How the food hygiene rating system works
The Food Hygiene Rating Scheme (FHRS) is run by local authorities in partnership with the Food Standards Agency. When an Environmental Health Officer inspects your business, they score three areas:
- Hygienic food handling — how food is prepared, cooked, reheated, cooled, and stored
- Cleanliness and condition of facilities and building — layout, cleanliness, lighting, ventilation, and other facilities
- Confidence in management / control procedures — your food safety systems, HACCP plan, training records, and evidence of compliance
Each area receives a score, and the combined result determines your overall rating from 0 (urgent improvement necessary) to 5 (very good).
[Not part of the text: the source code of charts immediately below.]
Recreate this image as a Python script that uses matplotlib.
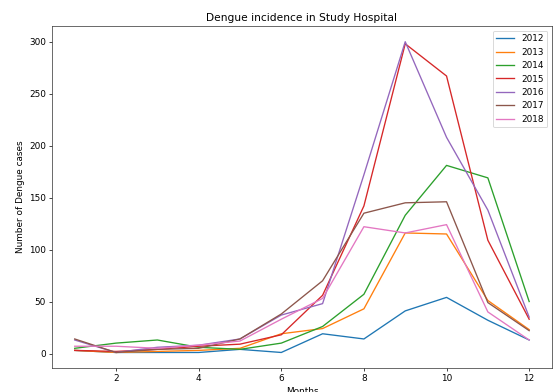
import numpy as np
import matplotlib
matplotlib.use('Agg')
import matplotlib.pyplot as plt

months = np.arange(1, 13)
y2012 = [3, 1, 1, 1, 4, 1, 19, 14, 41, 54, 32, 13]
y2013 = [3, 1, 2, 3, 5, 19, 24, 43, 116, 115, 51, 23]
y2014 = [5, 10, 13, 6, 4, 10, 26, 57, 133, 181, 169, 50]
y2015 = [3, 2, 4, 7, 9, 18, 56, 142, 298, 267, 109, 33]
y2016 = [13, 1, 6, 8, 14, 37, 48, 172, 300, 208, 138, 35]
y2017 = [14, 1, 4, 5, 14, 38, 70, 135, 145, 146, 49, 22]
y2018 = [7, 7, 5, 8, 12, 33, 53, 122, 116, 124, 40, 13]

series = [('2012', y2012), ('2013', y2013), ('2014', y2014), ('2015', y2015),
          ('2016', y2016), ('2017', y2017), ('2018', y2018)]

fig = plt.figure(figsize=(553 / 64, 392 / 64), dpi=64)
ax = fig.add_axes([0.094, 0.0612, 0.904, 0.872])

for label, vals in series:
    ax.plot(months, vals, label=label)

ax.set_title('Dengue incidence in Study Hospital')
ax.set_xlabel('Months')
ax.set_ylabel('Number of Dengue cases')
ax.legend(loc='upper right')

for s in ax.spines.values():
    s.set_color('#333333')

fig.savefig('out.png', dpi=64)
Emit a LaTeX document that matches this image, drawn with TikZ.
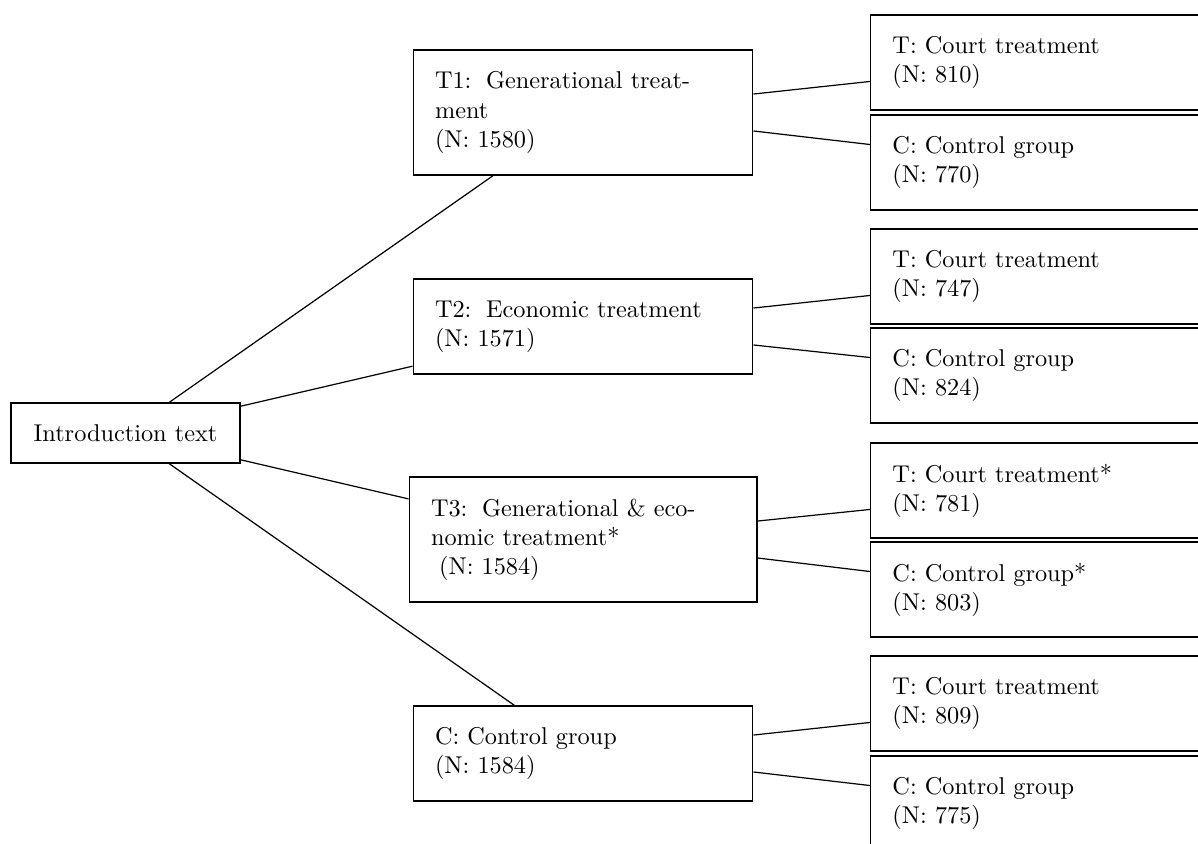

The third category — confidence in management — is where most marks are won or lost, and it is the area FiveRate directly improves.
The three things inspectors want to see
When you strip away the complexity, EHO inspectors are looking for three things:
- You understand your risks. Your HACCP plan identifies the hazards specific to your operation
- You control those risks consistently. Your temperature logs, cleaning schedules, and checklists show daily compliance
- You take action when things go wrong. Corrective action records show that you fix problems rather than ignore them
A business that can demonstrate all three will score highly in confidence in management, which is the category that separates a 3 from a 5.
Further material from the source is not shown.